Some of the appeal is the romance of food from Scotland’s west coast, where Scottish kings are buried and the first Celtic church in Scotland was built in about 563 A.D.

“It’s a really compelling place for people to be sourcing their food,” he said. “In people’s minds, you’re bringing them stuff from their dreamland.”

But the health of the climate and the environment matter, too.

“There’s a degree of indignation that is coming out, and it’s great,” he said. “Unfortunately, there is a never-ending tide that will never stop and it’s called greed. All we can do is create little diversions.”

Seafood is Scotland’s largest food export. Almost 400,000 tons were landed in 2020. That doesn’t include wild salmon, which are no longer fished commercially anywhere in Britain. Scotland, however, is the third-largest producer of farmed Atlantic salmon. Langoustine, the slender, delicate relative to the lobster, is the most valuable catch; more than two-thirds of the world’s supply comes from Scottish waters.

Before Britain’s split from the European Union, or Brexit, most Scottish seafood went straight to markets like Spain and France. Brexit red tape has made European trade extremely difficult and the local Scottish and broader British markets more attractive.

But getting seafood — especially niche items like Mr. Grieve’s scallops or the Gigha halibut — into the kitchens of home cooks is still a challenge, said Rachel McCormack, a food writer and broadcaster based in Glasgow.

“The difficulty of promoting Scottish fish within Scotland is a very big topic,” she said. Scottish fishmongers are few and far between. “Supermarkets have a stranglehold on the food supply, and aren’t interested in Scottish fish unless it’s cheap farmed salmon.”

Ms. McCormack’s two favorite things from Scottish waters are the Gigha halibut, which she roasts with salsa verde made from capers, parsley and coriander, and langoustine, which she cooks in butter, garlic, ginger and white wine and then works her way through “with bread and some langoustine pliers I got in Spain.”

She sends visitors who are looking for a restaurant with a lot of Scottish seafood to Crabshakk. The architect John Macleod and his wife, Lynne Jones, opened the cozy, two-tiered restaurant in what was then a desolate part of the city, in 2009, when the economy was crashing and most of the fish at restaurants was covered in batter.

It was an instant hit and has remained so popular that the couple plans to open a second outpost in West Glasgow early next year.
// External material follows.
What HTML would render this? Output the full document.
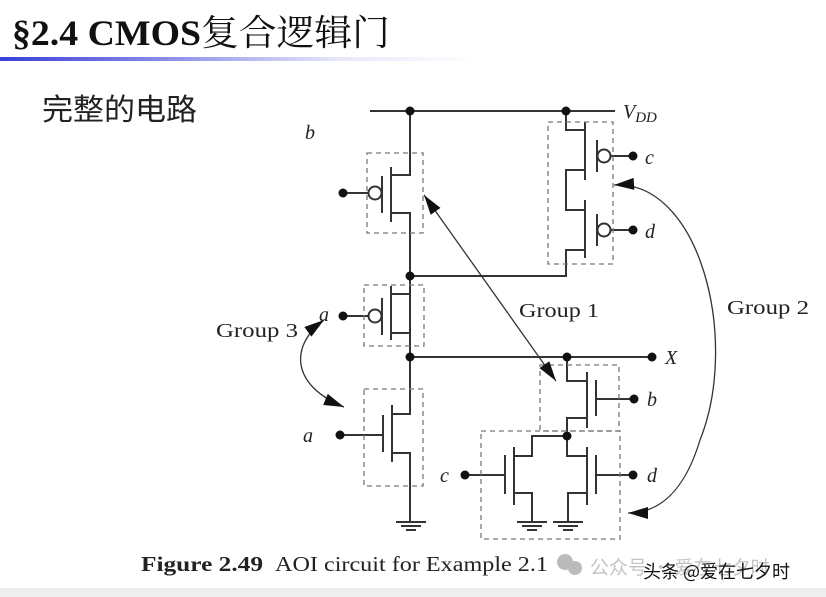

Over an espresso, Mr. Macleod talked about how he is constantly adjusting his menu with the climate in mind. The conversation followed a long lunch that starred scallops from the waters around the Isle of North Uist, sizzling in anchovy butter, and crab cakes made with mounds of Scotland’s sweet brown crabs. He grew up on the Isle of Lewis, part of the ancestral homeland of the Highland Clan MacLeod on the far reaches of the Scottish west coast, where almost everyone he knew was in the fishing business.

“Cod was in my bones and right into my toenails and fingernails,” he said.

He’s specific about what he likes. He still serves wild halibut because he prefers the firmer flesh, but he is most likely going to replace the Scottish cod with hake, whose fishery isn’t under as much pressure. His chefs have dedicated themselves to finding more uses for all parts of the fish.

“We’re not in the business of just taking it and ‘what the hell,’” he said about the environmental impact, “but it’s not quite as easy as people might imagine to feed people at volume and be right in there with every single product on the menu being as sustainable as it can be.”

But the pressure is building, especially from a new generation of eaters who care about both what’s on the plate and how it got there.

“It’s a new day,” said Ruaridh Fraser, 24, who waits tables at Crabshakk. “People have the fear in them now.”